Infrastructure as a service is one of those things that sounds great but can quickly lose its attraction as you investigate. There's probably not a CFO in the country who hasn't drooled at the notion of dropping data centers off the company's cost portfolio. Data centers are one of those big fat expenditures that often lead to contempt for IT. The well-meaning CFO will probably do the math at some point and ask the CIO a question like, "If Rackspace can lease us a server for $10 per month, how is it that ours seem to be costing orders of magnitude more?" And while you can start the conversation by pointing out that you can buy a terabyte external drive for your laptop for under $100 but the same enterprise-quality terabyte from EMC costs thousands, there's obviously some sense to looking at using outsourced infrastructure for some applications. Again, in the general case, small and startup companies will have an easier time building their businesses around these systems than large enterprises.
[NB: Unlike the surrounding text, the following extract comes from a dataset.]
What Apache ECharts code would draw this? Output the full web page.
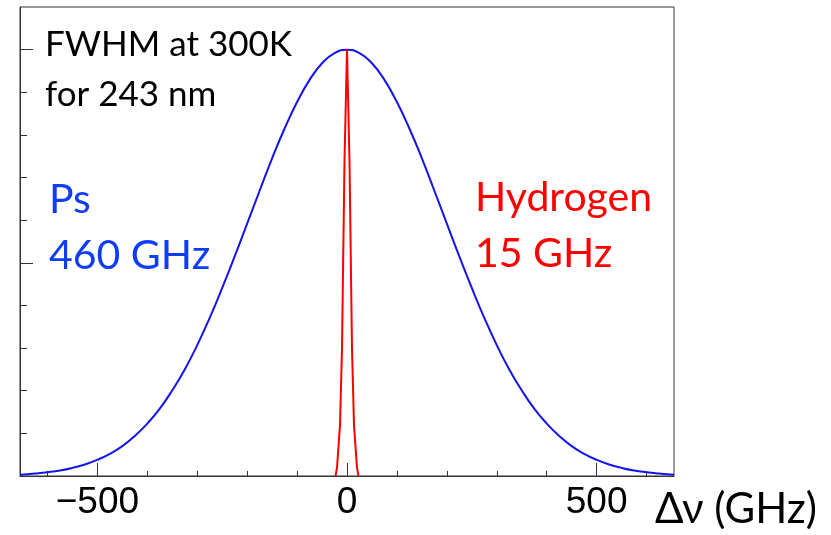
<!DOCTYPE html>
<html>
<head>
<meta charset="utf-8">
<script src="https://cdn.jsdelivr.net/npm/echarts@6/dist/echarts.min.js"></script>
<style>
  html, body { margin: 0; padding: 0; background: #fff; }
  #chart { width: 831px; height: 535px; }
</style>
</head>
<body>
<div id="chart"></div>
<script>
// Ps line profile (FWHM 460 GHz)
const psX = [-655, -625, -600, -575, -550, -525, -500, -475, -450, -425, -400, -375, -350, -325, -300, -275,
  -250, -225, -200, -175, -150, -125, -100, -75, -50, -25, 0,
  25, 50, 75, 100, 125, 150, 175, 200, 225, 250, 275, 300, 325, 350, 375, 400, 425, 450, 475, 500,
  525, 550, 575, 600, 625, 655];
const psY = [0.003, 0.006, 0.009, 0.013, 0.019, 0.027, 0.038, 0.052, 0.070, 0.094, 0.123, 0.158, 0.201, 0.250, 0.307, 0.371,
  0.441, 0.515, 0.592, 0.669, 0.745, 0.815, 0.877, 0.929, 0.968, 0.992, 1.0,
  0.992, 0.968, 0.929, 0.877, 0.815, 0.745, 0.669, 0.592, 0.515, 0.441, 0.371, 0.307, 0.250, 0.201, 0.158, 0.123, 0.094, 0.070, 0.052, 0.038,
  0.027, 0.019, 0.013, 0.009, 0.006, 0.003];

// Hydrogen line profile (FWHM 15 GHz)
const hX = [-23, -20, -14, -10, -5, 0, 5, 10, 14, 20, 23];
const hY = [0, 0.02, 0.12, 0.30, 0.74, 1.0, 0.74, 0.30, 0.12, 0.02, 0];

// tick positions
const xMajorTicks = [-500, 0, 500];
const xMinorTicks = [-600, -400, -300, -200, -100, 100, 200, 300, 400, 600];
const yMajorTicks = [0.5, 1.0];
const yMinorTicks = [0.1, 0.2, 0.3, 0.4, 0.6, 0.7, 0.8, 0.9];

const chart = echarts.init(document.getElementById('chart'));

const axisColor = '#333';
const xRange = { min: -655, max: 655 };
const yRange = { min: 0, max: 1.1 };

const option = {
  animation: false,
  grid: {
    left: 20, top: 7, width: 654, height: 469,
    show: true, borderColor: axisColor, borderWidth: 1, backgroundColor: '#fff'
  },
  xAxis: [
    {
      type: 'value', ...xRange, gridIndex: 0, position: 'bottom',
      axisLine: { show: true, onZero: false, lineStyle: { color: axisColor, width: 1 } },
      axisTick: { show: true, inside: true, length: 13, customValues: xMajorTicks, lineStyle: { color: axisColor } },
      axisLabel: {
        show: true, customValues: xMajorTicks, margin: 8,
        fontFamily: 'Liberation Sans', fontSize: 37, color: '#000',
        formatter: v => (v < 0 ? '\u2212' + Math.abs(v) : String(v))
      },
      splitLine: { show: false }
    },
    {
      type: 'value', ...xRange, gridIndex: 0, position: 'bottom',
      axisLine: { show: false, onZero: false },
      axisTick: { show: true, inside: true, length: 5, customValues: xMinorTicks, lineStyle: { color: axisColor } },
      axisLabel: { show: false },
      splitLine: { show: false }
    }
  ],
  yAxis: [
    {
      type: 'value', ...yRange, gridIndex: 0, position: 'left',
      axisLine: { show: true, onZero: false, lineStyle: { color: axisColor, width: 1 } },
      axisTick: { show: true, inside: true, length: 13, customValues: yMajorTicks, lineStyle: { color: axisColor } },
      axisLabel: { show: false },
      splitLine: { show: false }
    },
    {
      type: 'value', ...yRange, gridIndex: 0, position: 'left',
      axisLine: { show: false, onZero: false },
      axisTick: { show: true, inside: true, length: 7, customValues: yMinorTicks, lineStyle: { color: axisColor } },
      axisLabel: { show: false },
      splitLine: { show: false }
    }
  ],
  series: [
    {
      name: 'Ps', type: 'line', smooth: true, showSymbol: false,
      data: psX.map((x, i) => [x, psY[i]]),
      lineStyle: { color: '#1414e6', width: 2 }
    },
    {
      name: 'Hydrogen', type: 'line', smooth: false, showSymbol: false,
      data: hX.map((x, i) => [x, hY[i]]),
      lineStyle: { color: '#ff0000', width: 2 }
    }
  ],
  graphic: [
    { type: 'text', left: 45, top: 20, style: { text: 'FWHM at 300K\nfor 243 nm', font: '35px Lato', fill: '#000', lineHeight: 50 } },
    { type: 'text', left: 49, top: 172, style: { text: 'Ps\n460 GHz', font: '41px Lato', fill: '#0f3cf5', lineHeight: 56 } },
    { type: 'text', left: 475, top: 170, style: { text: 'Hydrogen\n15 GHz', font: '41px Lato', fill: '#ff0000', lineHeight: 56 } },
    { type: 'text', left: 655, top: 488, style: { text: '\u0394\u03bd (GHz)', font: '42px Lato', fill: '#000' } }
  ]
};

chart.setOption(option);
</script>
</body>
</html>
The auto buy-or-lease analogy is instructive here, too. Zipcar brought a great twist to the equation by offering cars for $7 an hour. Suddenly, city dwellers who couldn't justify the cost and hassle of owning or leasing a car had an alternative. But the alternative makes sense only for a certain set of would-be drivers. The same is true of IaaS. If you have an application that runs for a long time and takes a lot of CPU cycles but operates on comparatively small data sets, then IaaS may be perfect for you. Need to run a bunch of Monte Carlo simulations once a month on data sets of a few gigabytes? Then step right up. But if you need to run the jobs much more frequently and if you need to operate on multiterabyte-size data sets--and thus, simply transmitting the data to the IaaS provider becomes an expensive proposition--then there's probably a better, more cost-effective solution. These sorts of hit-and-run computing applications certainly exist, but they aren't the norm.

If you simply want someone else to run your data warehouse or other application, you'll find yourself either looking at SaaS or a classic outsourcing agreement, where you specify SLAs and negotiate how your data will be treated while in the outsourcer's hands. While cloud computing subsumes all of these services, it's just as likely that cloud adherents are speaking more conceptually, endorsing the idea of decoupling applications and operating systems from the underlying hardware. Here our survey speaks loud and clear: IT professionals think of this as virtualization, and it's among their highest priorities. If you want to call it cloud, then have at it. But why would you? While it's possible to take advantage of external servers and storage systems without virtualization, it makes a lot more sense to have broken that application-to-hardware bond internally and then go thinking about using compatible external systems.